— Input —

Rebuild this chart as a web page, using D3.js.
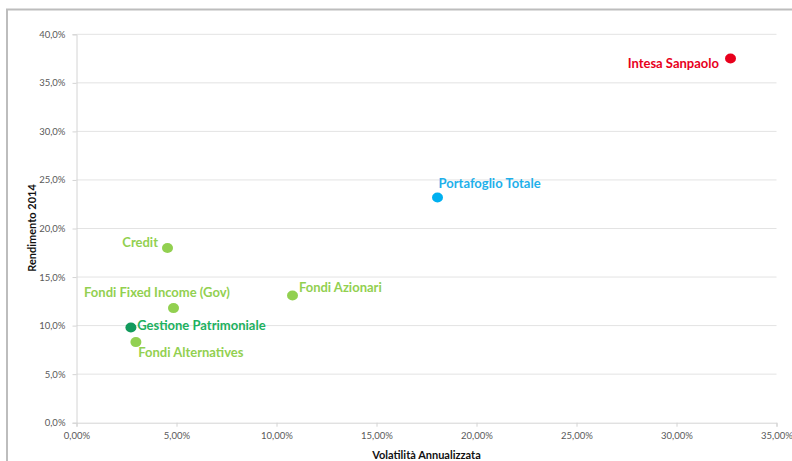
<!DOCTYPE html>
<html>
<head>
<meta charset="utf-8">
<script src="https://cdn.jsdelivr.net/npm/d3@7"></script>
<style>
  body { margin: 0; background: #fff; }
  svg { display: block; }
  .tick text { font-family: Lato, "Open Sans", sans-serif; font-size: 9.5px; fill: #595959; }
  .ptLabel { font-family: Lato, "Open Sans", sans-serif; font-weight: bold; font-size: 13px; }
  .axTitle { font-family: Lato, "Open Sans", sans-serif; font-weight: bold; font-size: 11px; fill: #111; }
</style>
</head>
<body>
<div id="chart"></div>
<script>
var svgWidth = 792;
var svgHeight = 461;

// data (percent values)
var names = ["Intesa Sanpaolo", "Portafoglio Totale", "Credit", "Fondi Fixed Income (Gov)",
             "Fondi Azionari", "Gestione Patrimoniale", "Fondi Alternatives"];
var volatility = [32.7, 18.05, 4.55, 4.85, 10.8, 2.72, 2.97];
var returns2014 = [37.5, 23.2, 18.0, 11.8, 13.1, 9.8, 8.3];
var xTicks = [0, 5, 10, 15, 20, 25, 30, 35];
var yTicks = [0, 5, 10, 15, 20, 25, 30, 35, 40];

var colors = ["#e8001c", "#00b0f0", "#92d050", "#92d050", "#92d050", "#129a5c", "#92d050"];
var labelColors = ["#e8001c", "#1fb0ea", "#92d050", "#92d050", "#92d050", "#1db160", "#92d050"];

// label placement relative to each point
var labelPos = [
  { dx: -11.5, dy: 9.6, anchor: "end" },
  { dx: 1, dy: -9.5, anchor: "start" },
  { dx: -9.5, dy: -1.3, anchor: "end" },
  { dx: -16.5, dy: -11.6, anchor: "middle" },
  { dx: 6.4, dy: -3.7, anchor: "start" },
  { dx: 6.3, dy: 2.3, anchor: "start" },
  { dx: 2.3, dy: 15, anchor: "start" }
];

var margin = { top: 34.3, right: 15.5, bottom: 38.3, left: 76.5 };
var width = svgWidth - margin.left - margin.right;
var height = svgHeight - margin.top - margin.bottom;

var svg = d3.select("#chart")
  .append("svg")
  .attr("width", svgWidth)
  .attr("height", svgHeight);

// outer frame of the chart object
svg.append("path")
  .attr("d", "M7,461 L7,9.5 L792,9.5")
  .attr("fill", "none")
  .attr("stroke", "#bdbdbd")
  .attr("stroke-width", 2);

var chartGroup = svg.append("g")
  .attr("transform", `translate(${margin.left}, ${margin.top})`);

var xScale = d3.scaleLinear().domain([0, 35]).range([0, width]);
var yScale = d3.scaleLinear().domain([0, 40]).range([height, 0]);

var fmtX = v => d3.format(".2f")(v).replace(".", ",") + "%";
var fmtY = v => d3.format(".1f")(v).replace(".", ",") + "%";

// gridlines
chartGroup.append("g")
  .selectAll("line")
  .data(yTicks.filter(d => d > 0))
  .enter()
  .append("line")
  .attr("x1", 0)
  .attr("x2", width)
  .attr("y1", d => yScale(d))
  .attr("y2", d => yScale(d))
  .attr("stroke", "#e3e3e3")
  .attr("stroke-width", 1);

var bottomAxis = d3.axisBottom(xScale).tickValues(xTicks).tickFormat(fmtX).tickSize(4).tickPadding(6);
var leftAxis = d3.axisLeft(yScale).tickValues(yTicks).tickFormat(fmtY).tickSize(4).tickPadding(7);

var xAxis = chartGroup.append("g")
  .attr("transform", `translate(0, ${height})`)
  .call(bottomAxis);

var yAxis = chartGroup.append("g")
  .call(leftAxis);

[xAxis, yAxis].forEach(ax => {
  ax.select(".domain").attr("stroke", "#d4d4d4");
  ax.selectAll(".tick line").attr("stroke", "#d4d4d4");
});

var idx = d3.range(names.length);

chartGroup.append("g")
  .selectAll("ellipse")
  .data(idx)
  .enter()
  .append("ellipse")
  .attr("cx", i => xScale(volatility[i]))
  .attr("cy", i => yScale(returns2014[i]))
  .attr("rx", 5.5)
  .attr("ry", 5)
  .attr("fill", i => colors[i]);

chartGroup.append("g")
  .selectAll("text")
  .data(idx)
  .enter()
  .append("text")
  .attr("class", "ptLabel")
  .attr("x", i => xScale(volatility[i]) + labelPos[i].dx)
  .attr("y", i => yScale(returns2014[i]) + labelPos[i].dy)
  .attr("text-anchor", i => labelPos[i].anchor)
  .attr("fill", i => labelColors[i])
  .text(i => names[i]);

chartGroup.append("text")
  .attr("class", "axTitle")
  .attr("text-anchor", "middle")
  .attr("x", width / 2)
  .attr("y", height + 36)
  .text("Volatilità Annualizzata");

chartGroup.append("text")
  .attr("class", "axTitle")
  .attr("text-anchor", "middle")
  .attr("transform", `translate(${32 - margin.left + 4}, ${228 - margin.top}) rotate(-90)`)
  .text("Rendimento 2014");
</script>
</body>
</html>
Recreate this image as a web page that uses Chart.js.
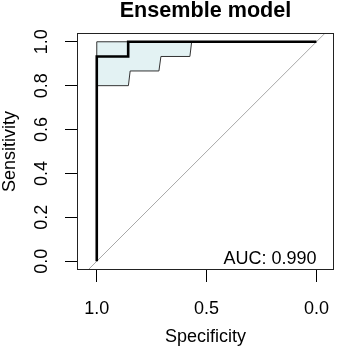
<!DOCTYPE html>
<html>
<head>
<meta charset="utf-8">
<script src="https://cdn.jsdelivr.net/npm/chart.js@4"></script>
<style>
    body { margin: 0; background: #ffffff; }
    canvas { display: block; }
</style>
</head>
<body>
<canvas id="graphic-roc" width="338" height="351"></canvas>
<script>
// curva ROC (especificidade invertida no eixo x)
const curveSpec = [1.0, 1.0, 0.857, 0.857, 0.0];
const curveSens = [0.0, 0.933, 0.933, 1.0, 1.0];

// banda de confiança da sensibilidade
const bandSpec = [1.0, 0.568, 0.576, 0.708, 0.717, 0.848, 0.856, 1.0, 1.0];
const bandSens = [1.0, 1.0, 0.933, 0.933, 0.867, 0.867, 0.8, 0.8, 1.0];

// diagonal de referência
const diagSpec = [1.1, -0.1];
const diagSens = [-0.1, 1.1];

const xTicks = [1.0, 0.5, 0.0];
const yTicks = [0.0, 0.2, 0.4, 0.6, 0.8, 1.0];
const aucLabel = 'AUC: 0.990';

const fontFamily = '"Liberation Sans", Arial, sans-serif';

function toPoints(xs, ys) {
    return xs.map((x, i) => ({ x: x, y: ys[i] }));
}

const plotBox = {
    id: 'plotBox',
    afterDraw(chart) {
        const { ctx, chartArea } = chart;
        ctx.save();
        ctx.strokeStyle = '#222';
        ctx.lineWidth = 1;
        ctx.strokeRect(chartArea.left + 0.5, chartArea.top + 0.5, chartArea.width - 1, chartArea.height - 1);
        ctx.restore();
    }
};

const aucText = {
    id: 'aucText',
    afterDatasetsDraw(chart) {
        const { ctx, scales } = chart;
        ctx.save();
        ctx.font = '18px ' + fontFamily;
        ctx.fillStyle = '#000';
        ctx.textAlign = 'right';
        ctx.textBaseline = 'alphabetic';
        ctx.fillText(aucLabel, scales.x.getPixelForValue(0.0), scales.y.getPixelForValue(-0.014));
        ctx.restore();
    }
};

const dataGraphicRoc = document.getElementById('graphic-roc');

var chartRoc = new Chart(dataGraphicRoc, {
    type: 'scatter',
    data: {
        datasets: [
            {
                label: 'ROC',
                data: toPoints(curveSpec, curveSens),
                showLine: true,
                borderColor: '#000',
                borderWidth: 2.6,
                pointRadius: 0,
                order: 0
            },
            {
                label: 'Diagonal',
                data: toPoints(diagSpec, diagSens),
                showLine: true,
                borderColor: '#a8a8a8',
                borderWidth: 1,
                pointRadius: 0,
                order: 1
            },
            {
                label: 'IC',
                data: toPoints(bandSpec, bandSens),
                showLine: true,
                fill: 'shape',
                backgroundColor: '#e3f2f3',
                borderColor: '#333',
                borderWidth: 1,
                pointRadius: 0,
                order: 2
            }
        ]
    },
    options: {
        responsive: false,
        maintainAspectRatio: false,
        animation: false,
        devicePixelRatio: 1,
        layout: {
            padding: { top: 0, right: 4, bottom: 0, left: 0 }
        },
        scales: {
            x: {
                type: 'linear',
                reverse: true,
                min: -0.08,
                max: 1.09,
                afterBuildTicks: (scale) => { scale.ticks = xTicks.map(v => ({ value: v })); },
                afterFit: (scale) => {
                    scale.height = 81;
                    scale.paddingLeft = 0;
                    scale.paddingRight = 0;
                },
                grid: {
                    drawOnChartArea: false,
                    tickLength: 12,
                    color: '#000'
                },
                border: { display: false },
                ticks: {
                    autoSkip: false,
                    padding: 16,
                    color: '#000',
                    font: { family: fontFamily, size: 18 },
                    callback: (v) => Number(v).toFixed(1)
                },
                title: {
                    display: true,
                    text: 'Specificity',
                    color: '#000',
                    font: { family: fontFamily, size: 18, lineHeight: 1.2 },
                    padding: { top: 0, bottom: 3 }
                }
            },
            y: {
                type: 'linear',
                min: -0.04,
                max: 1.04,
                afterBuildTicks: (scale) => { scale.ticks = yTicks.map(v => ({ value: v })); },
                afterFit: (scale) => {
                    scale.width = 77;
                    scale.paddingTop = 0;
                    scale.paddingBottom = 0;
                },
                grid: {
                    drawOnChartArea: false,
                    tickLength: 12,
                    color: '#000'
                },
                border: { display: false },
                ticks: {
                    autoSkip: false,
                    padding: 10,
                    minRotation: 90,
                    maxRotation: 90,
                    crossAlign: 'center',
                    color: '#000',
                    font: { family: fontFamily, size: 18 },
                    callback: (v) => Number(v).toFixed(1)
                },
                title: {
                    display: true,
                    text: 'Sensitivity',
                    color: '#000',
                    font: { family: fontFamily, size: 18, lineHeight: 1.1 },
                    padding: { top: 0, bottom: 0 }
                }
            }
        },
        plugins: {
            legend: { display: false },
            tooltip: { enabled: false },
            title: {
                display: true,
                fullSize: false,
                text: 'Ensemble model',
                color: '#000',
                font: { family: fontFamily, size: 21.6, weight: 'bold', lineHeight: 1.0 },
                padding: { top: 0, bottom: 11.4 }
            }
        }
    },
    plugins: [plotBox, aucText]
});
</script>
</body>
</html>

— Stated goal —
Make an exact copy of the lines from the top of the material through the line with "var svgHeight = 461;", pictures excluded.

— Expected answer —
Rebuild this chart as a web page, using D3.js.
<!DOCTYPE html>
<html>
<head>
<meta charset="utf-8">
<script src="https://cdn.jsdelivr.net/npm/d3@7"></script>
<style>
  body { margin: 0; background: #fff; }
  svg { display: block; }
  .tick text { font-family: Lato, "Open Sans", sans-serif; font-size: 9.5px; fill: #595959; }
  .ptLabel { font-family: Lato, "Open Sans", sans-serif; font-weight: bold; font-size: 13px; }
  .axTitle { font-family: Lato, "Open Sans", sans-serif; font-weight: bold; font-size: 11px; fill: #111; }
</style>
</head>
<body>
<div id="chart"></div>
<script>
var svgWidth = 792;
var svgHeight = 461;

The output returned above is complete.